In fact, something similar to his suggestion was placed on the legislative schedule of the People’s Congress in 1994. Opposition from within the party, however, morphed the proposed regulation into a declaration of annual wages for internal party use only. Under this party rule, enforced since 1995, officials have been required to submit evidence of their annual wages to the Internal Division of Personnel and Organization every January. It has been easy, however, for officials to manipulate evidence of their income. Moreover, keeping the potentially incriminating evidence within the hands of a few select party officials has done nothing to expose and stem corruption.
“Rather than stay locked away somewhere, such information must be disclosed,” for scholars, other wings of government and the people to judge, He said. Through this, coupled with a strengthened and more independent judiciary, he insists, the party could “relieve itself of the heavy burden of corruption and start a new era of clean governance.”
He’s proposal for a corruption amnesty was met with strong backlash when first published in 2008, with some readers claiming anything less than execution was too lenient a punishment. Among the responses, however, there were also some sympathetic voices from members of government.

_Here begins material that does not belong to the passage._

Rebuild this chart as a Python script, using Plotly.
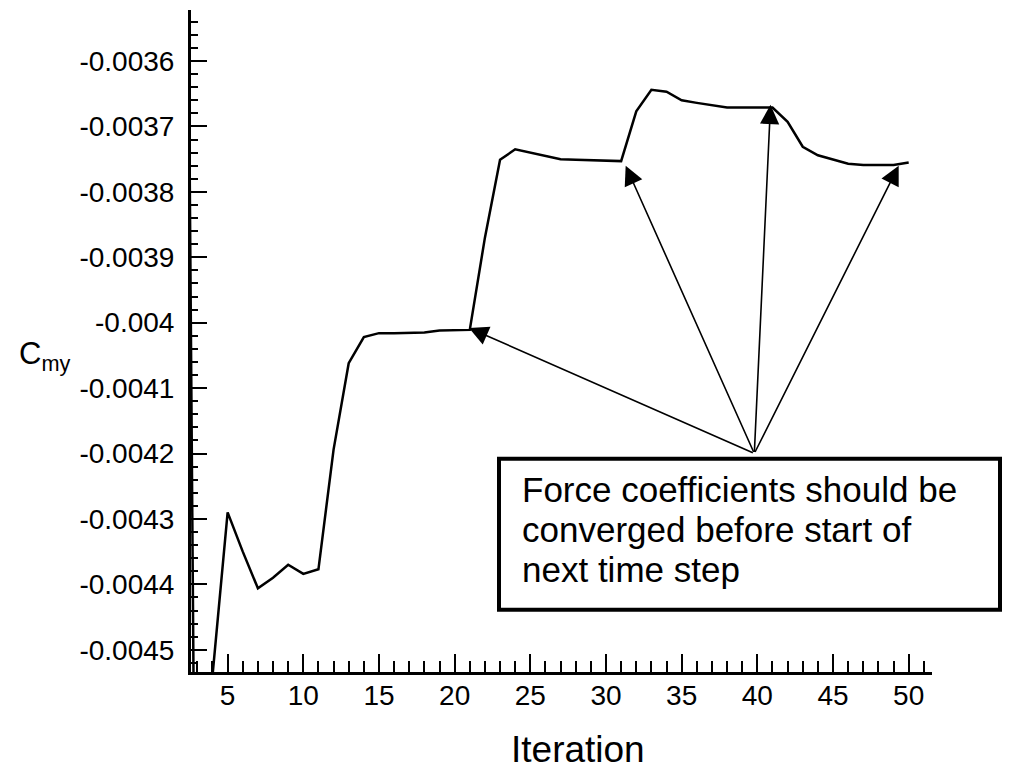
import plotly.graph_objects as go

# ---------------- data ----------------
iterations = list(range(2, 51))
cmy = [
    -0.00225, -0.00532, -0.00454, -0.00429, -0.00435, -0.004406, -0.00439, -0.00437,
    -0.004384, -0.004377, -0.004194, -0.004062, -0.004022, -0.004016, -0.004016,
    -0.004016, -0.004015, -0.004012, -0.004012, -0.004011, -0.00387, -0.003751,
    -0.003735, -0.00374, -0.003746, -0.00375, -0.003751, -0.003752, -0.003753,
    -0.003753, -0.003677, -0.003644, -0.003647, -0.00366, -0.003664, -0.003668,
    -0.003671, -0.003671, -0.003671, -0.003671, -0.003693, -0.003731, -0.003744,
    -0.003751, -0.003757, -0.003759, -0.003759, -0.003759, -0.003755,
]

x_tick_vals = [5, 10, 15, 20, 25, 30, 35, 40, 45, 50]
x_tick_text = ["5", "10", "15", "20", "25", "30", "35", "40", "45", "50"]
y_tick_vals = [-0.0036, -0.0037, -0.0038, -0.0039, -0.004, -0.0041,
               -0.0042, -0.0043, -0.0044, -0.0045]
y_tick_text = ["-0.0036", "-0.0037", "-0.0038", "-0.0039", "-0.004", "-0.0041",
               "-0.0042", "-0.0043", "-0.0044", "-0.0045"]

# arrows: common origin and the four converged points they point to
arrow_origin = (39.8, -0.0042)
arrow_tips_x = [20.95, 31.3, 40.87, 49.34]
arrow_tips_y = [-0.004008, -0.00376, -0.003667, -0.00376]

note_lines = ["Force coefficients should be",
              "converged before start of",
              "next time step"]

# ---------------- layout helpers ----------------
W, H = 1010, 770
ML, MR, MT, MB = 191, 78, 10, 98
PW, PH = W - ML - MR, H - MT - MB


def px_x(p):
    return (p - ML) / PW


def px_y(p):
    return (H - MB - p) / PH


FONT = "Liberation Sans, Arial, sans-serif"

fig = go.Figure()
fig.add_trace(go.Scatter(
    x=iterations, y=cmy, mode="lines",
    line=dict(color="black", width=2.5),
    showlegend=False, hoverinfo="skip",
))

axis_common = dict(
    showgrid=False, zeroline=False, showline=True, linecolor="black",
    linewidth=3, ticks="inside", tickcolor="black", mirror=False,
    tickfont=dict(family=FONT, size=28, color="black"),
)

fig.update_xaxes(
    range=[2.58, 51.54], tickmode="array", tickvals=x_tick_vals,
    ticktext=x_tick_text, ticklen=18, tickwidth=2, ticklabelstandoff=-4,
    minor=dict(ticks="inside", dtick=1, tick0=0, ticklen=11, tickwidth=1.5,
               tickcolor="black"),
    **axis_common,
)
fig.update_yaxes(
    range=[-0.004534, -0.003522], tickmode="array", tickvals=y_tick_vals,
    ticktext=y_tick_text, ticklen=16, tickwidth=2, ticklabelstandoff=8,
    minor=dict(ticks="inside", dtick=0.00002, tick0=-0.0036, ticklen=7,
               tickwidth=1.5, tickcolor="black"),
    **axis_common,
)

annotations = []
for tx, ty in zip(arrow_tips_x, arrow_tips_y):
    annotations.append(dict(
        x=tx, y=ty, xref="x", yref="y",
        ax=arrow_origin[0], ay=arrow_origin[1], axref="x", ayref="y",
        text="", showarrow=True, arrowhead=2, arrowsize=2.4, arrowwidth=1.6,
        arrowcolor="black", standoff=0, startstandoff=0,
    ))

# note text lines
for i, line in enumerate(note_lines):
    annotations.append(dict(
        x=px_x(520), y=px_y(489.6 + 40 * i), xref="paper", yref="paper",
        xanchor="left", yanchor="middle", showarrow=False, text=line,
        font=dict(family=FONT, size=35, color="black"),
    ))

# axis titles
annotations.append(dict(
    x=px_x(578), y=px_y(749), xref="paper", yref="paper",
    xanchor="center", yanchor="middle", showarrow=False, text="Iteration",
    font=dict(family=FONT, size=37, color="black"),
))
annotations.append(dict(
    x=px_x(17), y=px_y(356), xref="paper", yref="paper",
    xanchor="left", yanchor="middle", showarrow=False,
    text="C<sub>my</sub>",
    font=dict(family=FONT, size=31, color="black"),
))

shapes = [dict(
    type="rect", xref="paper", yref="paper",
    x0=px_x(499), x1=px_x(1000), y0=px_y(609.7), y1=px_y(458.7),
    line=dict(color="black", width=4), fillcolor="white", layer="above",
)]

fig.update_layout(
    width=W, height=H,
    margin=dict(l=ML, r=MR, t=MT, b=MB, pad=0),
    paper_bgcolor="white", plot_bgcolor="white",
    annotations=annotations, shapes=shapes,
    showlegend=False,
)

fig.write_html("out.html")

He continues to promote amnesty. This fall he will publish a series of articles across the Chinese academic legal press detailing possible ways of implementing the policy. But that’s unlikely to happen soon. A sudden switch from naming, shaming and purging to a more Western-style system of justice would not be in keeping with Xi’s uncompromising, tough-leader image. With legal reform and the rule of law increasingly talked about in the state-run media, however, steps toward a different system may influence policymaking in coming years.
“China will have to rely on law, rather than just on the rule of men. I think more and more leaders are understanding that,” He said. For him, though, the most crucial question is “how far and how fast” this drive to establish the rule of law will be pushed. This month’s Fourth Plenum may well provide the answer.